# The request
Return the lines where the word "code" occurs.

________

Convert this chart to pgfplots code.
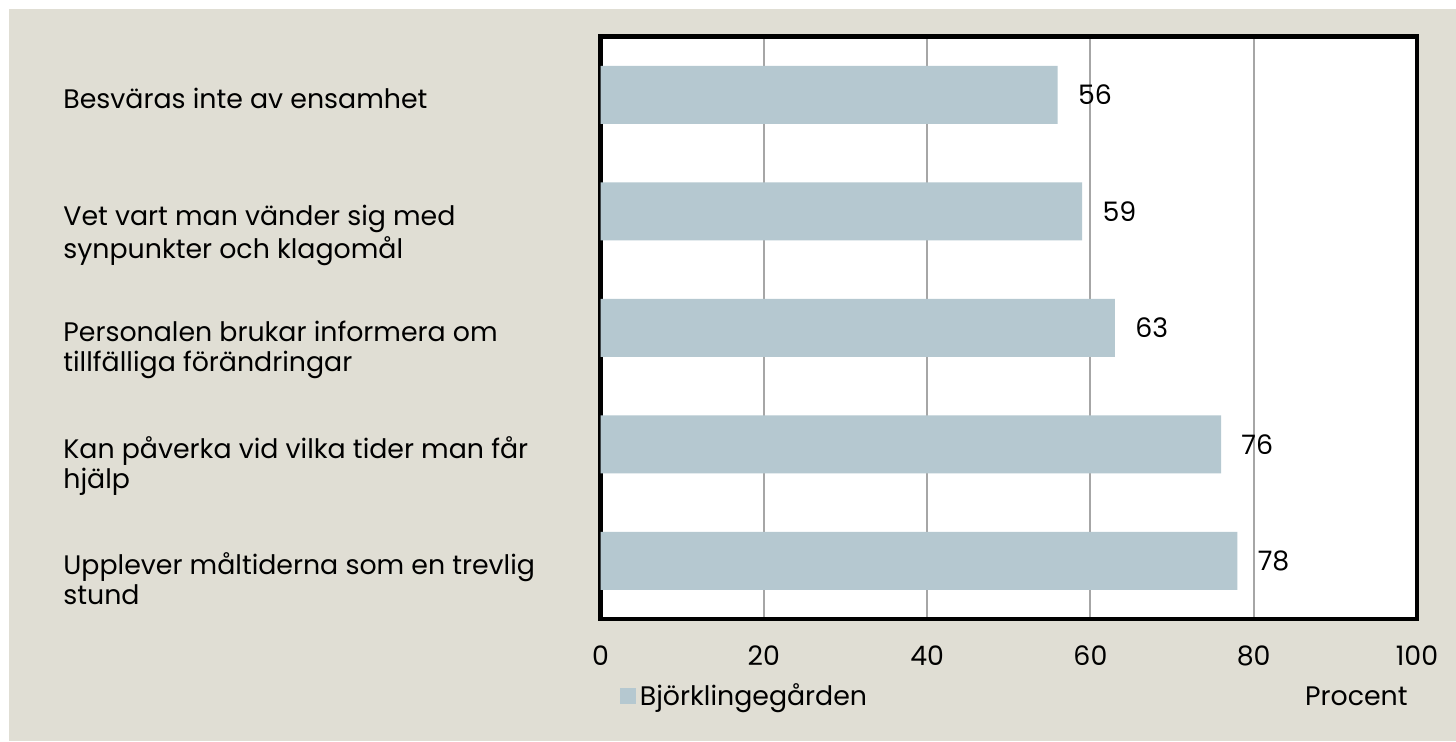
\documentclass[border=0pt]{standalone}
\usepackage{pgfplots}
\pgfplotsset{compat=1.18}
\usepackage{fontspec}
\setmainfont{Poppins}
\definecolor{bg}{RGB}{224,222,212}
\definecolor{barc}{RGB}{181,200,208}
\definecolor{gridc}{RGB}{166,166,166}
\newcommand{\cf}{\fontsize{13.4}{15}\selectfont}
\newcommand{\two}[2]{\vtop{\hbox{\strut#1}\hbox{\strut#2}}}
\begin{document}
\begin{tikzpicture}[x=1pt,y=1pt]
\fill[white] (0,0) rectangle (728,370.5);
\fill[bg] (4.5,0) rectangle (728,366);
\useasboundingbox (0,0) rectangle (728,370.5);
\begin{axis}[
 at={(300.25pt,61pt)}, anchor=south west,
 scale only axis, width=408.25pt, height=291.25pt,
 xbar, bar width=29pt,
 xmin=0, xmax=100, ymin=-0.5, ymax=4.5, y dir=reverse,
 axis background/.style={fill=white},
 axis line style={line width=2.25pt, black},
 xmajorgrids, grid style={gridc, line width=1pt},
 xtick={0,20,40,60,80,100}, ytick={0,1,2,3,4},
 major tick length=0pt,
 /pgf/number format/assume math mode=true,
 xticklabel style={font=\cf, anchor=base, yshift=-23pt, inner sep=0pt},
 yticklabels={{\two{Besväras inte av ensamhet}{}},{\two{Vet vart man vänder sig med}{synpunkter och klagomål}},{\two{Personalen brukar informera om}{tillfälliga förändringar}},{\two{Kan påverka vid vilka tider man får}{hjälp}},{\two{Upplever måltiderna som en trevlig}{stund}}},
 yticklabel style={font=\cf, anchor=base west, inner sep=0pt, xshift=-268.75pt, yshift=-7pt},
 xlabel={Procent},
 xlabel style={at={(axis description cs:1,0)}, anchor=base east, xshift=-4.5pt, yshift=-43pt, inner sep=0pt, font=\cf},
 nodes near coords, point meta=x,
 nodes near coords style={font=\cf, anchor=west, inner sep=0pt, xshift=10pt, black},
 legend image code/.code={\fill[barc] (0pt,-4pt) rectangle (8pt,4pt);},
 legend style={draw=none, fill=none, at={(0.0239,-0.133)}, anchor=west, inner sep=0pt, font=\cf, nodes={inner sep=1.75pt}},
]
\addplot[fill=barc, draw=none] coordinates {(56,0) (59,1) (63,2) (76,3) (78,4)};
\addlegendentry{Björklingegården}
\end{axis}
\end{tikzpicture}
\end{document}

________

# Finished answer
Convert this chart to pgfplots code.
 legend image code/.code={\fill[barc] (0pt,-4pt) rectangle (8pt,4pt);},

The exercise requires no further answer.